Gente assim tem em todo lugar

Tudo começou, quando eu li um comentário no Globo Play que dizia "Nossa, mas só tem gente ruim nessa novela!". Fiquei pensando sobre e, por coincidência, no mesmo dia estava vendo a série Glow do Netflix, em que, num determinado episódio, uma das personagens questiona o diretor do programa porque ela deveria aceitar ser a vilã. É quando ele diz: "O diabo tem as melhores falas". 
Como duas peças que se encaixam, o comentário dessa pessoa, com a fala desse personagem, me peguei pensando sobre o que significa ter uma novela como O outro lado do Paraíso, no horário o qual ela está e falando com tanta tranquilidade de comportamentos do dia a dia, mas que de repente, ao serem expostos na tv são vistos como "coisa de gente ruim".

Complexo isso, sendo assim e tendo em vista ainda o pouco tempo que a obra se iniciou, arrisco dizer que ela já mostrou a que veio, expondo comportamentos enraizados e naturalizados na nossa sociedade. Expor é, de fato, a palavra certa, porque no trabalho de Walcyr Carrasco, quem questiona é visto como moralista, por quem é questionado, e se acaso questiona de um lado, é muito capaz de reproduzir outros padrões, em outras situações.
E como o leque é abrangente, O outro lado do Paraíso tem espaço para o que precisar ser revisto, cutucado, incomodado e falado. Desde o machismo, diferenças de classe, homofobia, até racismo e preconceito de altura, causando coceira com a naturalidade com que os personagens falam dessas questões. "Ah, ela não obedeceu o marido tinha mesmo que apanhar!"; "Mulher minha não faz isso..."; "quem vai se apaixonar por uma anã"; "Meu filho é macho!"; "Imagina eu, tendo um neto preto!"; são algumas das frases pescadas ao longo dessas semanas de novela. É de deixar a gente de cabelo em pé e, como o comentarista no Globo Play disse, achando que só tem gente ruim ali. 
Mas não é bem assim.

A maioria desses personagens ficam pairando no espectro do cinza, onde o simplório preto no branco não dá conta. Todos eles têm fraquezas, tem limitações, tem crenças e até algum tipo de preconceito e é a partir de situações corriqueiras que isso aparece, sendo talvez aí que more a impressão de que é todo mundo ruim, porque no dia a dia, as pessoas não percebem o quanto podem ser "ruins". Desse jeito, então, é impossível não lembrar de alguém, ou mesmo ver claramente um ser humano retratado ali, condicionado pelo meio e muitas vezes sem a menor força de continuar lutando, ou mesmo não perceber que está sendo uma pessoa "ruim". 
Num prisma bastante amplo de hipocrisias e pressões sociais, o ritmo da novela não me parece ser ditado pela mocinha que voltará em busca de vingança, mas por quantas vezes ficamos chocados com a tranquilidade com que subornos acontecem, preconceitos se reproduzem, machismos se proliferam e o quanto estamos acostumados com algumas dessas coisas. Tem que se escandalizar, tem que se chocar e tem que fazer algo para mudar isso! Olha que contribuição linda que essa história pode trazer, se isso acontecer?!
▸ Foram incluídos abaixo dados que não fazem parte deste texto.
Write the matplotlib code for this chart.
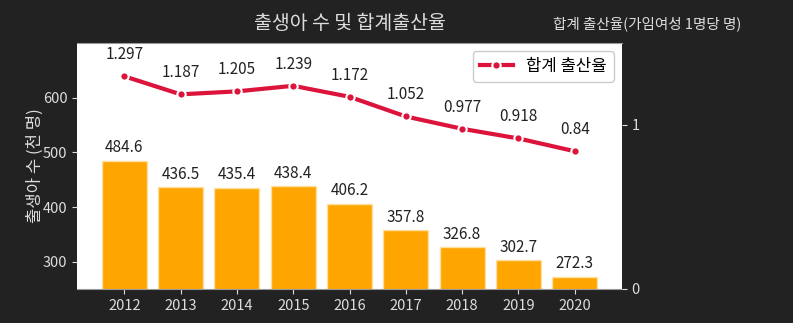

Então na lógica de espantar e fazer a gente repensar algumas coisas, muito mais do que discutir em cena, O outro lado do Paraíso tem dois caminhos a seguir; enriquecer seus personagens, além dos seus enredos, criando continuidade a exposição que têm feito, ou se perder no marasmo de tantas outras obras da teledramaturgia brasileira, em que a vingança de Clara (Bianca Bin) é a única força motriz da história. Torço muito pela primeira opção.